也可以是一个Int，对应到一个(Int, Int)，如下：

val a = sc.parallelize(1 to 9, 3)
def mapDoubleFunc(a : Int) : (Int,Int) = {
    (a,a*2)
}
val mapResult = a.map(mapDoubleFunc)

最终，输出是N维的，和输入相同。

flatMap

flatMap(func) works on a single element (as map) and produces multiple elements of the result (as mapPartitions).

flatMap transforms an RDD of length N into another RDD of length M.

举例如下，输入是一串String，输出可能是任意个String。维度可能发生变化。

// count each word's apperance in a file
val textFile = sc.textFile("data.txt")
val wordCounts = textFile.flatMap(line => line.split(" ")).groupByKey(identity).count()
wordCounts.collect()

https://data-flair.training/blogs/apache-spark-map-vs-flatmap/

mapPartitions

mapPartitions(func) converts each partition of the source RDD into multiple elements of the result (possibly none).

val a = sc.parallelize(1 to 9, 3)
  def doubleFunc(iter: Iterator[Int]) : Iterator[(Int,Int)] = {
    var res = List[(Int,Int)]()
    while (iter.hasNext)
    {
      val cur = iter.next;
      res .::= (cur,cur*2)
    }
    res.iterator
  }
val result = a.mapPartitions(doubleFunc)
result.collect()

mapPartitions v.s. map

操作对象不同：前者针对partition操作，后者针对每一个element操作，一般来说前者的loop更少，更加快。
传参不同：前者需要一个func，且type为Iterator<T> => Iterator<U>，后者只需要一个func。
结果维度不同：前者的维度可能是任意值，后者的维度一定是N，和传入参数维度相同。

https://blog.csdn.net/lsshlsw/article/details/48627737

aggretation

rdd1.union(rdd2):combine two rdds

rdd1.intersection(rdd2): pick the intersection only, like inner join

rdd1.subtract(rdd2): pick the one left has only, like left join

rdd1.cartesian(rdd2): double for loop

rdd1.zip(rdd2): two rdds must have same structure, match one with another

Action

Understanding Function / Lambda

Spark编程中，使用了大量的函数式编程，一般可以分为两种：

Anonymous function syntax (Lambda)

val lineLengths = lines.map(s => s.length)

这样写，有两个好处：

一是简洁。
另外，保证都是局部变量而不是全局变量，可以减小开销，且并行计算不容易出错。

Static methods in a global singleton object

object MyFunctions {
  def func1(s: String): String = { ... }
}

myRdd.map(MyFunctions.func1)

Understanding Suffle

Spark的运算是先transformation/map，然后action/reduce。
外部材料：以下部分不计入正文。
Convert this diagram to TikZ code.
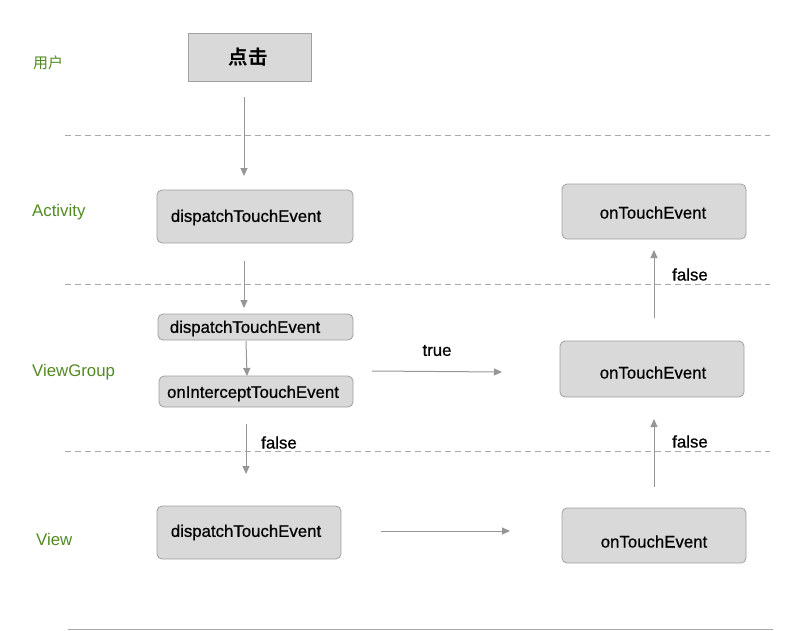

对于action，一般来说是把每个node的结果拿来做aggregation，比如求和。但是有的操作，需要遍历所有node的所有key，比如排序。这时，就需要用到suffle。

It must read from all partitions to find all the values for all keys, and then bring together values across partitions to compute the final result for each key - this is called the shuffle.

会trigger suffle的操作有以下几类：

repartition: repartition and coalesce
ByKey operations (except for counting): groupByKey and reduceByKey
join operations: cogroup and join

需要注意的是，shuffle是非常expensive的操作，因为它involves disk I/O, data serialization, and network I/O。